Written instruction. Drop every picture, then transcribe the remaining data exactly.

Entries from a dataset
+++++

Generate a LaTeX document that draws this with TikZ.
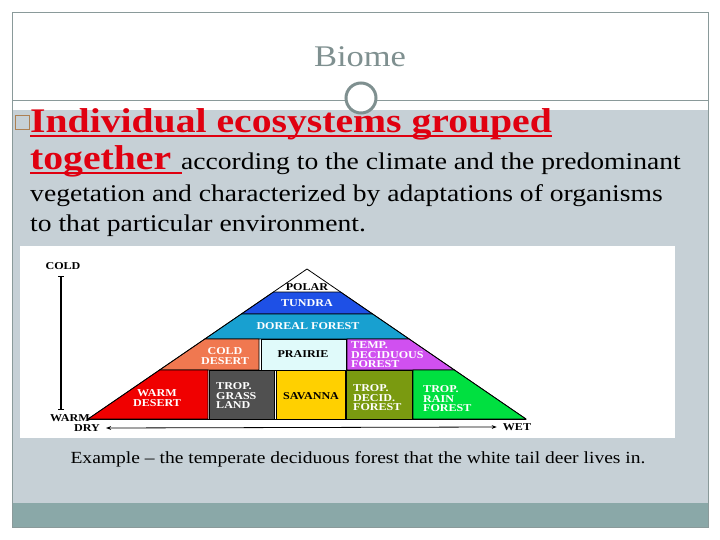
\documentclass[tikz,border=0pt]{standalone}
\usepackage{fontspec}
\setmainfont{Liberation Serif}[FakeStretch=1.15]
\usetikzlibrary{arrows.meta}
\definecolor{slidebg}{HTML}{C6D0D6}
\definecolor{band}{HTML}{8AA8A8}
\definecolor{frame}{HTML}{8A9A9A}
\definecolor{titlec}{HTML}{7F9090}
\definecolor{redt}{HTML}{E00010}
\definecolor{tundra}{HTML}{1E50E6}
\definecolor{boreal}{HTML}{18A0D0}
\definecolor{colddes}{HTML}{F07850}
\definecolor{prairie}{HTML}{E0FAFA}
\definecolor{tempdec}{HTML}{D050F0}
\definecolor{warmdes}{HTML}{F00000}
\definecolor{tropgr}{HTML}{505050}
\definecolor{savanna}{HTML}{FFD000}
\definecolor{tropdec}{HTML}{7A9A10}
\definecolor{rainf}{HTML}{00E040}
\tikzset{
  cell/.style={draw=black, line width=0.6pt},
  lbl/.style={font=\fontsize{10.5}{9.5}\selectfont\bfseries, align=center, text=white, inner sep=0pt},
  lblk/.style={lbl, text=black},
  axl/.style={font=\fontsize{10.5}{10}\selectfont\bfseries, inner sep=0pt},
  body/.style={font=\fontsize{24}{30}\selectfont, anchor=base west, inner sep=0pt},
}
\begin{document}
\begin{tikzpicture}[x=1pt,y=-1pt]
\useasboundingbox (0,0) rectangle (720,540);
\fill[white] (0,0) rectangle (720,540);
\fill[slidebg] (12,110) rectangle (708,503);
\fill[band] (12,503) rectangle (708,527);
\draw[frame, line width=0.6pt] (12,12) rectangle (708,527);
\draw[frame, line width=0.6pt] (12,100) -- (708,100);
\node[font=\fontsize{30}{30}\selectfont, text=titlec] (title) at (360,57) {Biome};
\node[circle, draw=titlec, fill=white, line width=3pt, minimum size=30pt, inner sep=0pt] (orn) at (361,98) {};
\node[draw=brown!70!gray, minimum size=14pt, inner sep=0pt] (bul) at (22,122) {};
\node[body, font=\fontsize{34.5}{34}\selectfont\bfseries, text=redt] (l1) at (30,133) {Individual ecosystems grouped};
\draw[redt, line width=1.5pt] (30,136) -- (l1.east |- 0,136);
\node[body] (l2) at (30,170) {{\fontsize{34.5}{34}\selectfont\bfseries\color{redt}together }according to the climate and the predominant};
\draw[redt, line width=1.5pt] (30,173) -- (182,173);
\node[body] (l3) at (30,202) {vegetation and characterized by adaptations of organisms};
\node[body] (l4) at (30,232) {to that particular environment.};
\fill[white] (20,246) rectangle (675,438);
\fill[white] (307,269) -- (273.4,292) -- (340.6,292) -- cycle;
\draw[cell, fill=tundra] (273.4,292) -- (340.6,292) -- (372.7,314) -- (241.3,314) -- cycle;
\draw[cell, fill=boreal] (241.3,314) -- (372.7,314) -- (409.2,339) -- (204.8,339) -- cycle;
\draw[cell, fill=colddes] (204.8,339) -- (259,339) -- (259,370) -- (159.5,370) -- cycle;
\draw[cell, fill=prairie] (261,339) rectangle (346,370);
\draw[cell, fill=tempdec] (347,339) -- (409.2,339) -- (454.5,370) -- (347,370) -- cycle;
\draw[cell, fill=warmdes] (159.5,370) -- (208,370) -- (208,419) -- (88,419) -- cycle;
\draw[cell, fill=tropgr] (209,370) rectangle (274,419);
\draw[cell, fill=savanna] (276,370) rectangle (345,419);
\draw[cell, fill=tropdec] (346,370) rectangle (412,419);
\draw[cell, fill=rainf] (413,370) -- (454.5,370) -- (526,419) -- (413,419) -- cycle;
\draw[black, line width=0.8pt] (88,419) -- (307,269) -- (526,419);
\draw[black, line width=0.8pt] (88,419) -- (526,419);
\node[lblk] (polar) at (307,287) {POLAR};
\node[lbl] (tun) at (307,303) {TUNDRA};
\node[lbl] (bor) at (308,326) {DOREAL FOREST};
\node[lbl] (cd) at (225,356) {COLD\\DESERT};
\node[lblk] (pr) at (303,354) {PRAIRIE};
\node[lbl, align=left, anchor=west] (td) at (351,355) {TEMP.\\DECIDUOUS\\FOREST};
\node[lbl] (wd) at (157,398) {WARM\\DESERT};
\node[lbl, align=left, anchor=west] (tg) at (216,396) {TROP.\\GRASS\\LAND};
\node[lblk] (sv) at (311,396) {SAVANNA};
\node[lbl, align=left, anchor=west] (tdf) at (353,398) {TROP.\\DECID.\\FOREST};
\node[lbl, align=left, anchor=west] (rf) at (423,399) {TROP.\\RAIN\\FOREST};
\node[axl] (cold) at (63,266) {COLD};
\node[axl] (warm) at (70,418) {WARM};
\coordinate (ct) at (61,276);
\coordinate (cb) at (61,410);
\draw[line width=1.2pt, {Bar[width=6pt]}-{Bar[width=6pt]}] (ct) -- (cb);
\node[axl] (dry) at (87,428) {DRY};
\node[axl] (wet) at (517,427) {WET};
\draw[line width=0.8pt, {Stealth[length=5pt]}-{Stealth[length=5pt]}] ([xshift=6pt]dry.east) -- ([xshift=-6pt]wet.west);
\node[font=\fontsize{17}{17}\selectfont] (cap) at (358,459) {Example -- the temperate deciduous forest that the white tail deer lives in.};
\end{tikzpicture}
\end{document}
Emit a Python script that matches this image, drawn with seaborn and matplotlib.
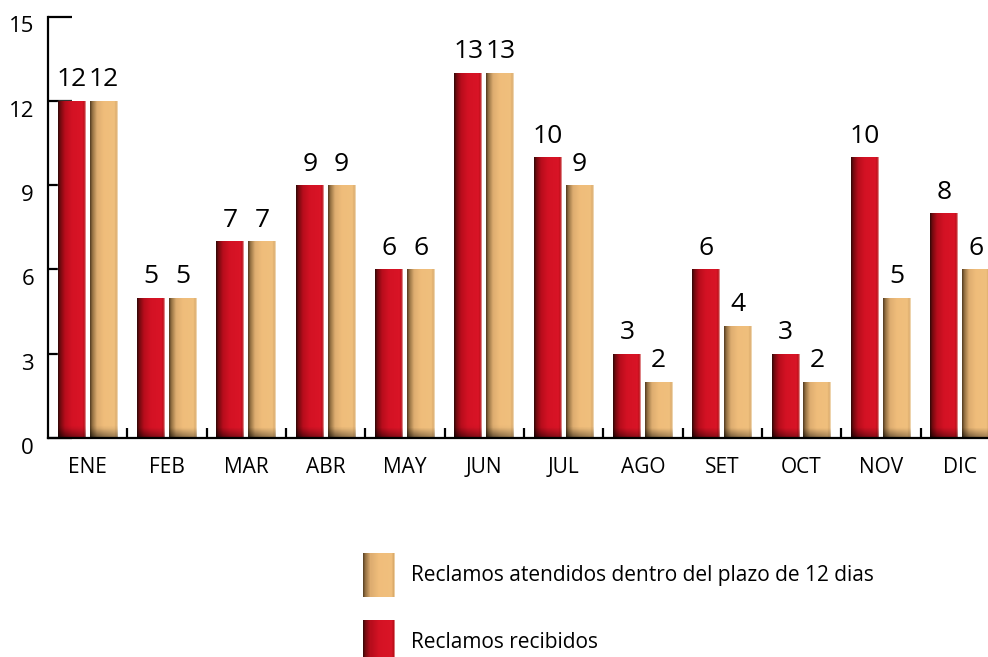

+++++

Answer to this problem.
Generate a LaTeX document that draws this with TikZ.
\documentclass[tikz,border=0pt]{standalone}
\usepackage{fontspec}
\setmainfont{Liberation Serif}[FakeStretch=1.15]
\usetikzlibrary{arrows.meta}
\definecolor{slidebg}{HTML}{C6D0D6}
\definecolor{band}{HTML}{8AA8A8}
\definecolor{frame}{HTML}{8A9A9A}
\definecolor{titlec}{HTML}{7F9090}
\definecolor{redt}{HTML}{E00010}
\definecolor{tundra}{HTML}{1E50E6}
\definecolor{boreal}{HTML}{18A0D0}
\definecolor{colddes}{HTML}{F07850}
\definecolor{prairie}{HTML}{E0FAFA}
\definecolor{tempdec}{HTML}{D050F0}
\definecolor{warmdes}{HTML}{F00000}
\definecolor{tropgr}{HTML}{505050}
\definecolor{savanna}{HTML}{FFD000}
\definecolor{tropdec}{HTML}{7A9A10}
\definecolor{rainf}{HTML}{00E040}
\tikzset{
  cell/.style={draw=black, line width=0.6pt},
  lbl/.style={font=\fontsize{10.5}{9.5}\selectfont\bfseries, align=center, text=white, inner sep=0pt},
  lblk/.style={lbl, text=black},
  axl/.style={font=\fontsize{10.5}{10}\selectfont\bfseries, inner sep=0pt},
  body/.style={font=\fontsize{24}{30}\selectfont, anchor=base west, inner sep=0pt},
}
\begin{document}
\begin{tikzpicture}[x=1pt,y=-1pt]
\useasboundingbox (0,0) rectangle (720,540);
\fill[white] (0,0) rectangle (720,540);
\fill[slidebg] (12,110) rectangle (708,503);
\fill[band] (12,503) rectangle (708,527);
\draw[frame, line width=0.6pt] (12,12) rectangle (708,527);
\draw[frame, line width=0.6pt] (12,100) -- (708,100);
\node[font=\fontsize{30}{30}\selectfont, text=titlec] (title) at (360,57) {Biome};
\node[circle, draw=titlec, fill=white, line width=3pt, minimum size=30pt, inner sep=0pt] (orn) at (361,98) {};
\node[draw=brown!70!gray, minimum size=14pt, inner sep=0pt] (bul) at (22,122) {};
\node[body, font=\fontsize{34.5}{34}\selectfont\bfseries, text=redt] (l1) at (30,133) {Individual ecosystems grouped};
\draw[redt, line width=1.5pt] (30,136) -- (l1.east |- 0,136);
\node[body] (l2) at (30,170) {{\fontsize{34.5}{34}\selectfont\bfseries\color{redt}together }according to the climate and the predominant};
\draw[redt, line width=1.5pt] (30,173) -- (182,173);
\node[body] (l3) at (30,202) {vegetation and characterized by adaptations of organisms};
\node[body] (l4) at (30,232) {to that particular environment.};
\fill[white] (20,246) rectangle (675,438);
\fill[white] (307,269) -- (273.4,292) -- (340.6,292) -- cycle;
\draw[cell, fill=tundra] (273.4,292) -- (340.6,292) -- (372.7,314) -- (241.3,314) -- cycle;
\draw[cell, fill=boreal] (241.3,314) -- (372.7,314) -- (409.2,339) -- (204.8,339) -- cycle;
\draw[cell, fill=colddes] (204.8,339) -- (259,339) -- (259,370) -- (159.5,370) -- cycle;
\draw[cell, fill=prairie] (261,339) rectangle (346,370);
\draw[cell, fill=tempdec] (347,339) -- (409.2,339) -- (454.5,370) -- (347,370) -- cycle;
\draw[cell, fill=warmdes] (159.5,370) -- (208,370) -- (208,419) -- (88,419) -- cycle;
\draw[cell, fill=tropgr] (209,370) rectangle (274,419);
\draw[cell, fill=savanna] (276,370) rectangle (345,419);
\draw[cell, fill=tropdec] (346,370) rectangle (412,419);
\draw[cell, fill=rainf] (413,370) -- (454.5,370) -- (526,419) -- (413,419) -- cycle;
\draw[black, line width=0.8pt] (88,419) -- (307,269) -- (526,419);
\draw[black, line width=0.8pt] (88,419) -- (526,419);
\node[lblk] (polar) at (307,287) {POLAR};
\node[lbl] (tun) at (307,303) {TUNDRA};
\node[lbl] (bor) at (308,326) {DOREAL FOREST};
\node[lbl] (cd) at (225,356) {COLD\\DESERT};
\node[lblk] (pr) at (303,354) {PRAIRIE};
\node[lbl, align=left, anchor=west] (td) at (351,355) {TEMP.\\DECIDUOUS\\FOREST};
\node[lbl] (wd) at (157,398) {WARM\\DESERT};
\node[lbl, align=left, anchor=west] (tg) at (216,396) {TROP.\\GRASS\\LAND};
\node[lblk] (sv) at (311,396) {SAVANNA};
\node[lbl, align=left, anchor=west] (tdf) at (353,398) {TROP.\\DECID.\\FOREST};
\node[lbl, align=left, anchor=west] (rf) at (423,399) {TROP.\\RAIN\\FOREST};
\node[axl] (cold) at (63,266) {COLD};
\node[axl] (warm) at (70,418) {WARM};
\coordinate (ct) at (61,276);
\coordinate (cb) at (61,410);
\draw[line width=1.2pt, {Bar[width=6pt]}-{Bar[width=6pt]}] (ct) -- (cb);
\node[axl] (dry) at (87,428) {DRY};
\node[axl] (wet) at (517,427) {WET};
\draw[line width=0.8pt, {Stealth[length=5pt]}-{Stealth[length=5pt]}] ([xshift=6pt]dry.east) -- ([xshift=-6pt]wet.west);
\node[font=\fontsize{17}{17}\selectfont] (cap) at (358,459) {Example -- the temperate deciduous forest that the white tail deer lives in.};
\end{tikzpicture}
\end{document}
Emit a Python script that matches this image, drawn with seaborn and matplotlib.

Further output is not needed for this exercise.